SUPPLIED MATERIAL:
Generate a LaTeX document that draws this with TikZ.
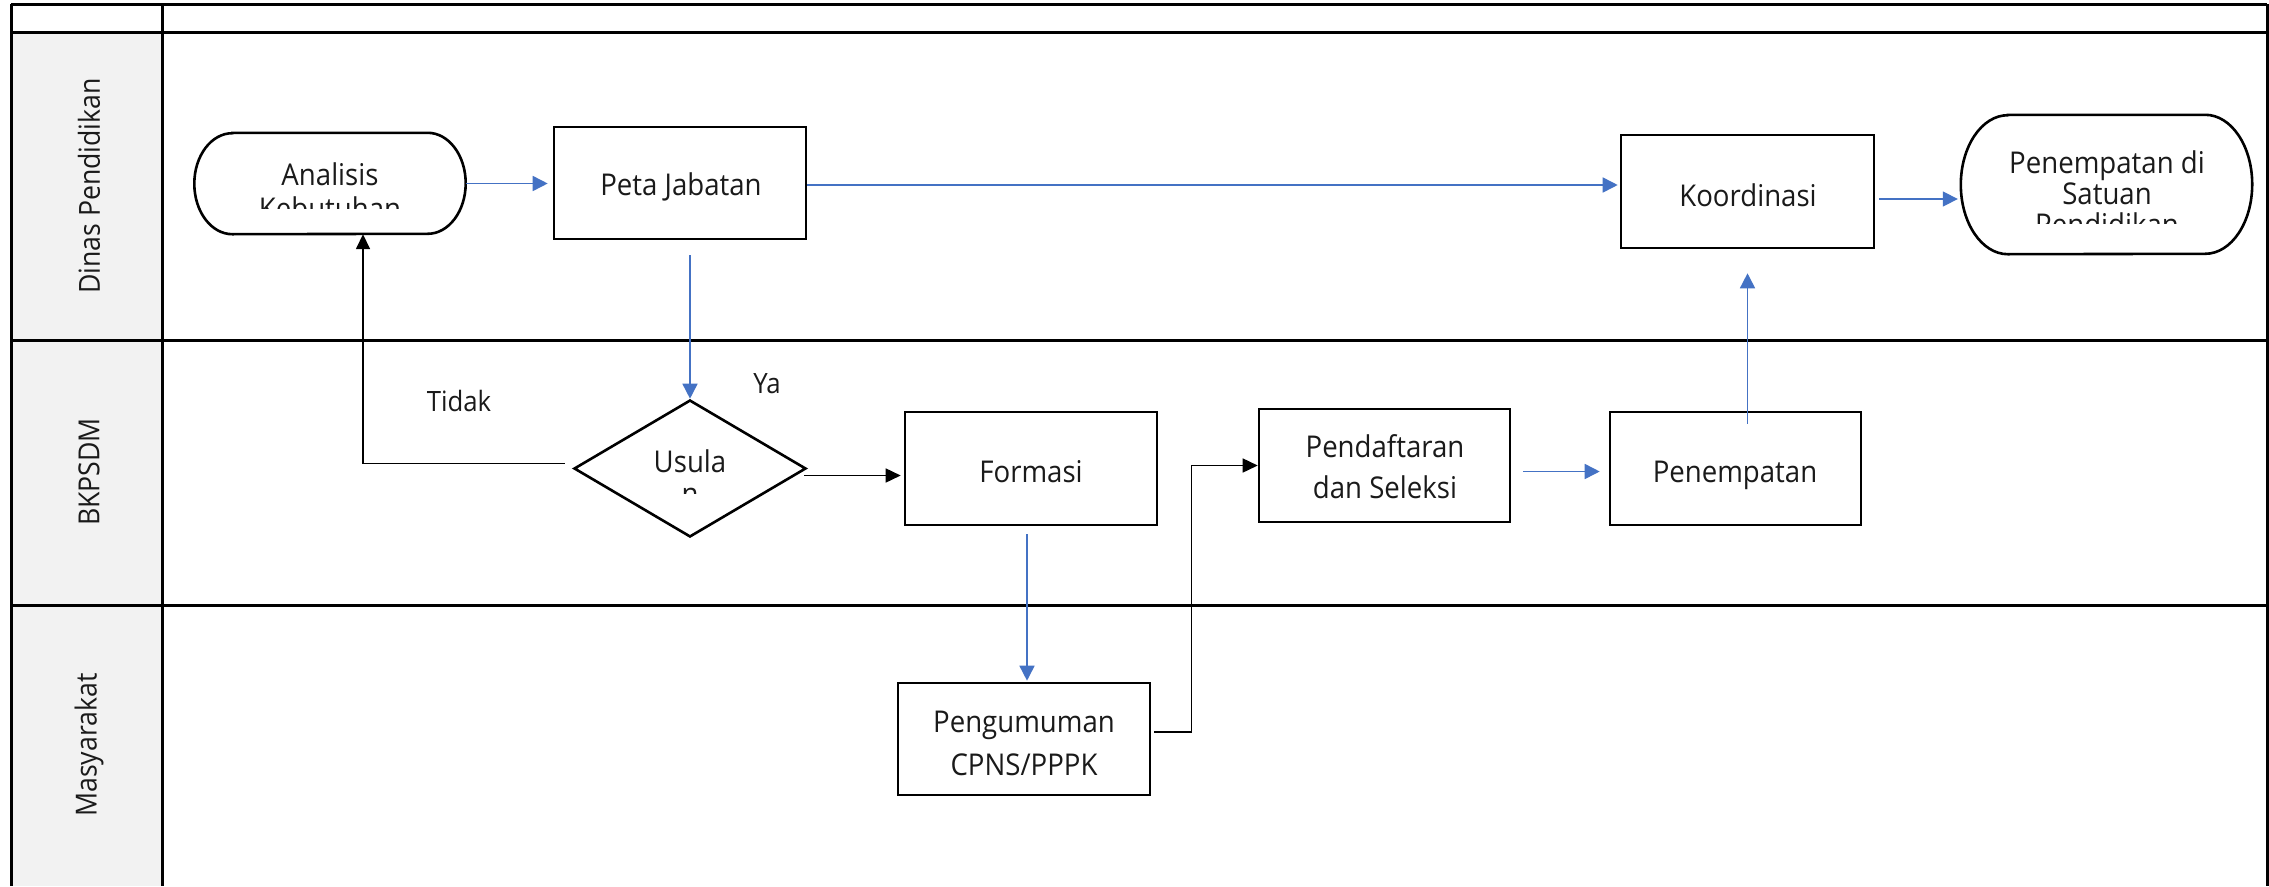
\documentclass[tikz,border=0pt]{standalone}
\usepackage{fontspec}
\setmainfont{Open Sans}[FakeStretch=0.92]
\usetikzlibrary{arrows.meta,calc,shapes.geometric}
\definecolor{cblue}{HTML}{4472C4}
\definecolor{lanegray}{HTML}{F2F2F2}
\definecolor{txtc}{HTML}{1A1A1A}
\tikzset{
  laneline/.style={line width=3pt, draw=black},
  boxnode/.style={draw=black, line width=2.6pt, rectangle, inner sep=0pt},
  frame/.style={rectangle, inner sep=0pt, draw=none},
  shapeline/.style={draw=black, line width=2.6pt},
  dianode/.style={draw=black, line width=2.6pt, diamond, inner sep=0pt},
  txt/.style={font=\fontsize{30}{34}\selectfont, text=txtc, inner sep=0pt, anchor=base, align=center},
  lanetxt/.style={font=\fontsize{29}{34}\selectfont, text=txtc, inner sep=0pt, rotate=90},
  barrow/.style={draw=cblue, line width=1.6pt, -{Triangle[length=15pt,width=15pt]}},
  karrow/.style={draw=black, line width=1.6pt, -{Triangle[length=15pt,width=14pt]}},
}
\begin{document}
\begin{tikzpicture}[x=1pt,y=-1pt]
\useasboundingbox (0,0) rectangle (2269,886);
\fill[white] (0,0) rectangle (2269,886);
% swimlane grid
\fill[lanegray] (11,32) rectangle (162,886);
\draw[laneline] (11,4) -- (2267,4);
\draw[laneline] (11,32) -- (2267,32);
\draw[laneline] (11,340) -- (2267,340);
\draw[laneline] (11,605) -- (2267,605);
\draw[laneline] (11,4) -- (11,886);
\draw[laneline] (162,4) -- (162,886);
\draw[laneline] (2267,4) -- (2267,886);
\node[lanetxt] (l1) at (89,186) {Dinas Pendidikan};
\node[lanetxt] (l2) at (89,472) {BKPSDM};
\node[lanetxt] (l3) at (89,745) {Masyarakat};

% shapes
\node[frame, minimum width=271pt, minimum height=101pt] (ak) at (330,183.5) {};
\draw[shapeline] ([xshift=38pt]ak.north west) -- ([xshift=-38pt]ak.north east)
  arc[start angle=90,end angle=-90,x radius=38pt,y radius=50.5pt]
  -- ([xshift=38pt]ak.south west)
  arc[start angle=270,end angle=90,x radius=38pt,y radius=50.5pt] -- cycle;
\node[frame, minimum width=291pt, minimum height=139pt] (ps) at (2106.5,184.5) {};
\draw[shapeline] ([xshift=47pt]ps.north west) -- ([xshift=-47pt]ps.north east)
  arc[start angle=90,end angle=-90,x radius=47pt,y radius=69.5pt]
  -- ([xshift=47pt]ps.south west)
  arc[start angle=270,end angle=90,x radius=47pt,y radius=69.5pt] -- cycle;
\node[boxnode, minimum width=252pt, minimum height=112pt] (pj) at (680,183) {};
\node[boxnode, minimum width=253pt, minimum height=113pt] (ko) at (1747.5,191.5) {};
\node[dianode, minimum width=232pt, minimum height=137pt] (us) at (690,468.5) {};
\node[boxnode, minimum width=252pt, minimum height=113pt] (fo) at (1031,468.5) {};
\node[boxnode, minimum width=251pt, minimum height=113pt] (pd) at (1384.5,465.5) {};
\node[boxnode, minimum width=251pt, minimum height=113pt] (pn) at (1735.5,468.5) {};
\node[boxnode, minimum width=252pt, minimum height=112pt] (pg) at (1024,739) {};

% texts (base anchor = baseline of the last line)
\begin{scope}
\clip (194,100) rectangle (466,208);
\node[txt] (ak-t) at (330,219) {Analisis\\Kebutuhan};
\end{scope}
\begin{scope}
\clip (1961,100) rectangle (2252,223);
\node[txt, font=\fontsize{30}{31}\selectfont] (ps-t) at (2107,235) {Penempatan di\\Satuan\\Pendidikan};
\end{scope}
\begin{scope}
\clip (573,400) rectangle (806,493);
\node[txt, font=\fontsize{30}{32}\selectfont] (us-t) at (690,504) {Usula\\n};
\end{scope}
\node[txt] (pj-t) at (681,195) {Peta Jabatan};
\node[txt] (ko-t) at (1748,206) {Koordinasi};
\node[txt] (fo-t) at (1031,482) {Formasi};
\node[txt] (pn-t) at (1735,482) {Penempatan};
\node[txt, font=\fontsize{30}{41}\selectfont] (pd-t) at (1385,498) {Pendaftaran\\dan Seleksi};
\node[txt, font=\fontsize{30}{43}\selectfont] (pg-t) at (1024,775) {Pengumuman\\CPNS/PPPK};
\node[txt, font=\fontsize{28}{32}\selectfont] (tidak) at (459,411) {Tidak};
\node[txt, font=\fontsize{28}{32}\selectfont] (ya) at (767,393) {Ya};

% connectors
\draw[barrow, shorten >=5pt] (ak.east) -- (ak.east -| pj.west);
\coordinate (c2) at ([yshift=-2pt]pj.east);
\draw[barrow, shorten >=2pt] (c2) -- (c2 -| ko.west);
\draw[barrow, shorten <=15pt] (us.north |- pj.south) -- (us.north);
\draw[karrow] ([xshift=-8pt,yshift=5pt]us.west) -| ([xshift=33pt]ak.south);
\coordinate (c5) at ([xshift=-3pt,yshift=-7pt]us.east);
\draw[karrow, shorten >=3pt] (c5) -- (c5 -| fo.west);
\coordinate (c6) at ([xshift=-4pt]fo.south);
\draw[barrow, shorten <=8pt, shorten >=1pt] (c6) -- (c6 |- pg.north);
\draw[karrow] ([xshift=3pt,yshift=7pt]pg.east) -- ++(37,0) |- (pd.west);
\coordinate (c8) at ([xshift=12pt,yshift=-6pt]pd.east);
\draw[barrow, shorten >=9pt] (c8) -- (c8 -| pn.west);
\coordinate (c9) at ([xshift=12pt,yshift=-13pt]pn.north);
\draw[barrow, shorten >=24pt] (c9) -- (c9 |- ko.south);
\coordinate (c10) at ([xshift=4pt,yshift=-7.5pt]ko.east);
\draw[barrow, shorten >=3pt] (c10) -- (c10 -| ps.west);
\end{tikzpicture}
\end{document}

TO DO:
Your copy of the data should match it exactly, except that pictures are left out.

CORRECT RESULT:
Generate a LaTeX document that draws this with TikZ.
\documentclass[tikz,border=0pt]{standalone}
\usepackage{fontspec}
\setmainfont{Open Sans}[FakeStretch=0.92]
\usetikzlibrary{arrows.meta,calc,shapes.geometric}
\definecolor{cblue}{HTML}{4472C4}
\definecolor{lanegray}{HTML}{F2F2F2}
\definecolor{txtc}{HTML}{1A1A1A}
\tikzset{
  laneline/.style={line width=3pt, draw=black},
  boxnode/.style={draw=black, line width=2.6pt, rectangle, inner sep=0pt},
  frame/.style={rectangle, inner sep=0pt, draw=none},
  shapeline/.style={draw=black, line width=2.6pt},
  dianode/.style={draw=black, line width=2.6pt, diamond, inner sep=0pt},
  txt/.style={font=\fontsize{30}{34}\selectfont, text=txtc, inner sep=0pt, anchor=base, align=center},
  lanetxt/.style={font=\fontsize{29}{34}\selectfont, text=txtc, inner sep=0pt, rotate=90},
  barrow/.style={draw=cblue, line width=1.6pt, -{Triangle[length=15pt,width=15pt]}},
  karrow/.style={draw=black, line width=1.6pt, -{Triangle[length=15pt,width=14pt]}},
}
\begin{document}
\begin{tikzpicture}[x=1pt,y=-1pt]
\useasboundingbox (0,0) rectangle (2269,886);
\fill[white] (0,0) rectangle (2269,886);
% swimlane grid
\fill[lanegray] (11,32) rectangle (162,886);
\draw[laneline] (11,4) -- (2267,4);
\draw[laneline] (11,32) -- (2267,32);
\draw[laneline] (11,340) -- (2267,340);
\draw[laneline] (11,605) -- (2267,605);
\draw[laneline] (11,4) -- (11,886);
\draw[laneline] (162,4) -- (162,886);
\draw[laneline] (2267,4) -- (2267,886);
\node[lanetxt] (l1) at (89,186) {Dinas Pendidikan};
\node[lanetxt] (l2) at (89,472) {BKPSDM};
\node[lanetxt] (l3) at (89,745) {Masyarakat};

% shapes
\node[frame, minimum width=271pt, minimum height=101pt] (ak) at (330,183.5) {};
\draw[shapeline] ([xshift=38pt]ak.north west) -- ([xshift=-38pt]ak.north east)
  arc[start angle=90,end angle=-90,x radius=38pt,y radius=50.5pt]
  -- ([xshift=38pt]ak.south west)
  arc[start angle=270,end angle=90,x radius=38pt,y radius=50.5pt] -- cycle;
\node[frame, minimum width=291pt, minimum height=139pt] (ps) at (2106.5,184.5) {};
\draw[shapeline] ([xshift=47pt]ps.north west) -- ([xshift=-47pt]ps.north east)
  arc[start angle=90,end angle=-90,x radius=47pt,y radius=69.5pt]
  -- ([xshift=47pt]ps.south west)
  arc[start angle=270,end angle=90,x radius=47pt,y radius=69.5pt] -- cycle;
\node[boxnode, minimum width=252pt, minimum height=112pt] (pj) at (680,183) {};
\node[boxnode, minimum width=253pt, minimum height=113pt] (ko) at (1747.5,191.5) {};
\node[dianode, minimum width=232pt, minimum height=137pt] (us) at (690,468.5) {};
\node[boxnode, minimum width=252pt, minimum height=113pt] (fo) at (1031,468.5) {};
\node[boxnode, minimum width=251pt, minimum height=113pt] (pd) at (1384.5,465.5) {};
\node[boxnode, minimum width=251pt, minimum height=113pt] (pn) at (1735.5,468.5) {};
\node[boxnode, minimum width=252pt, minimum height=112pt] (pg) at (1024,739) {};

% texts (base anchor = baseline of the last line)
\begin{scope}
\clip (194,100) rectangle (466,208);
\node[txt] (ak-t) at (330,219) {Analisis\\Kebutuhan};
\end{scope}
\begin{scope}
\clip (1961,100) rectangle (2252,223);
\node[txt, font=\fontsize{30}{31}\selectfont] (ps-t) at (2107,235) {Penempatan di\\Satuan\\Pendidikan};
\end{scope}
\begin{scope}
\clip (573,400) rectangle (806,493);
\node[txt, font=\fontsize{30}{32}\selectfont] (us-t) at (690,504) {Usula\\n};
\end{scope}
\node[txt] (pj-t) at (681,195) {Peta Jabatan};
\node[txt] (ko-t) at (1748,206) {Koordinasi};
\node[txt] (fo-t) at (1031,482) {Formasi};
\node[txt] (pn-t) at (1735,482) {Penempatan};
\node[txt, font=\fontsize{30}{41}\selectfont] (pd-t) at (1385,498) {Pendaftaran\\dan Seleksi};
\node[txt, font=\fontsize{30}{43}\selectfont] (pg-t) at (1024,775) {Pengumuman\\CPNS/PPPK};
\node[txt, font=\fontsize{28}{32}\selectfont] (tidak) at (459,411) {Tidak};
\node[txt, font=\fontsize{28}{32}\selectfont] (ya) at (767,393) {Ya};

% connectors
\draw[barrow, shorten >=5pt] (ak.east) -- (ak.east -| pj.west);
\coordinate (c2) at ([yshift=-2pt]pj.east);
\draw[barrow, shorten >=2pt] (c2) -- (c2 -| ko.west);
\draw[barrow, shorten <=15pt] (us.north |- pj.south) -- (us.north);
\draw[karrow] ([xshift=-8pt,yshift=5pt]us.west) -| ([xshift=33pt]ak.south);
\coordinate (c5) at ([xshift=-3pt,yshift=-7pt]us.east);
\draw[karrow, shorten >=3pt] (c5) -- (c5 -| fo.west);
\coordinate (c6) at ([xshift=-4pt]fo.south);
\draw[barrow, shorten <=8pt, shorten >=1pt] (c6) -- (c6 |- pg.north);
\draw[karrow] ([xshift=3pt,yshift=7pt]pg.east) -- ++(37,0) |- (pd.west);
\coordinate (c8) at ([xshift=12pt,yshift=-6pt]pd.east);
\draw[barrow, shorten >=9pt] (c8) -- (c8 -| pn.west);
\coordinate (c9) at ([xshift=12pt,yshift=-13pt]pn.north);
\draw[barrow, shorten >=24pt] (c9) -- (c9 |- ko.south);
\coordinate (c10) at ([xshift=4pt,yshift=-7.5pt]ko.east);
\draw[barrow, shorten >=3pt] (c10) -- (c10 -| ps.west);
\end{tikzpicture}
\end{document}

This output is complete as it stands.